As of this writing, I am utterly incapable of either being objective about The Grace of Kings or judging how someone who was not raised on stories about Qin Shi Huang Di (aka Emperor Mapidéré), Zhang Liang (Luan Zya), and Liu Bang (Kuni Garu)-- to say nothing of King Kamehameha and his conquest of Hawaii-- would respond to the book.
Personally, I loved it.
Moreover, I'm impressed with how Ken Liu dealt with the many, many challenges which crop up when trying to adapt classical Chinese narratives for a western fantasy audience. (Trust me, it ain't easy.) Pick a naming scheme that's too familiar, and people will mentally cast everyone in your book as white; pick one too true to the source material, and readers won't be able to tell your characters apart; or engage in literal translation and exoticize your characters by calling them things like "Little Blossom". The naming schemes which are used The Grace of Kings dodge many of these pitfalls (though I will confess the Japanese-inflected names sometimes threw me a little).
Similarly, there are challenges which arise when trying to convey the degree to which historical and classical allusions were used as both conversational gambits and to convey coded messages among bureaucrats and the literati.

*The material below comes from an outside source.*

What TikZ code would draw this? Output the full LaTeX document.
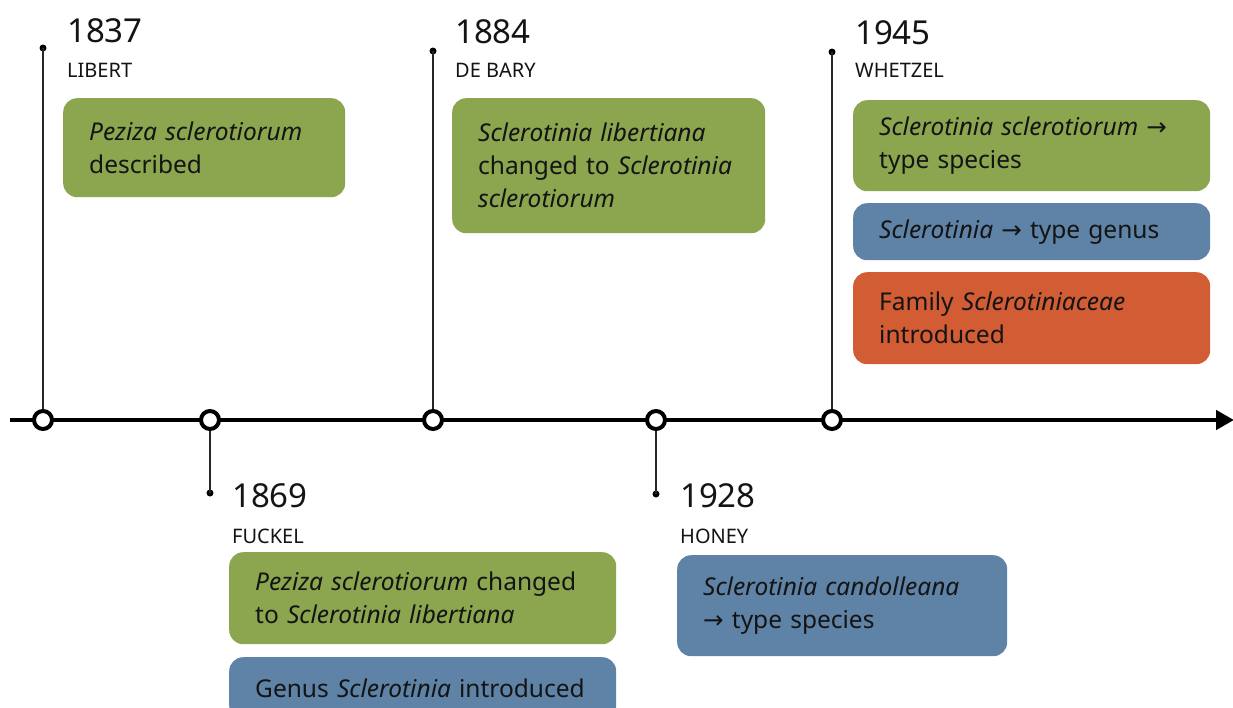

The frequency with which the sage Kon Fiji (an approximation of Confucius) is cited in the text, and the range of ways in which his works are interpreted go a long way towards achieving the right effect. So does the strategic use of adapted songs and poems, and the deliberate unpacking of the symbolism around the names of Kuni Garu's children. (The list of challenges goes on and on-- I've barely scratched the surface here.)
The Grace of Kings is, to my mind, a tremendously important book. I don't just want it to be successful; I want it to open the door for more books which are built on non-default foundational narratives. I mean, I would gladly write a novel that takes what The Grace of Kings does for the Chu/Han contention and transposes it to the Three Kingdoms period. But I also know what it feels like to never have your stories told, and to be told you should engage with stories that are built on another culture's assumptions, or aimed at an audience which is only superficially similar to you.
More than that, I want multiple versions of each story to be viable. It's not like we can only have one King Arthur novel, after all. The Grace of Kings shouldn't be the only version of the Liu Bang/Xiang Yu conflict on the shelves, any more than On a Red Station Drifting should be the only rendition of Dream of a Red Chamber.
Foundational narratives are just that, after all: platforms to build off of.
Let's get building.
(Author's note: I sat on this for a week and a half before posting it. There are so many caveats I want to give: yes, obviously I work in and use the Western narrative tradition; no, I know my experience-- that anyone's experience-- of being ethnic Chinese and/or hapa in America is far from universal. But it seems more important to get the words out there than to adhere to the conventions of this sort of essay, or to fret about people challenging my authenticity, or whatever. So I'm going to pretend that this post isn't about me, just long enough to hit 'post', and then go to work. Right then. Pretending real hard.)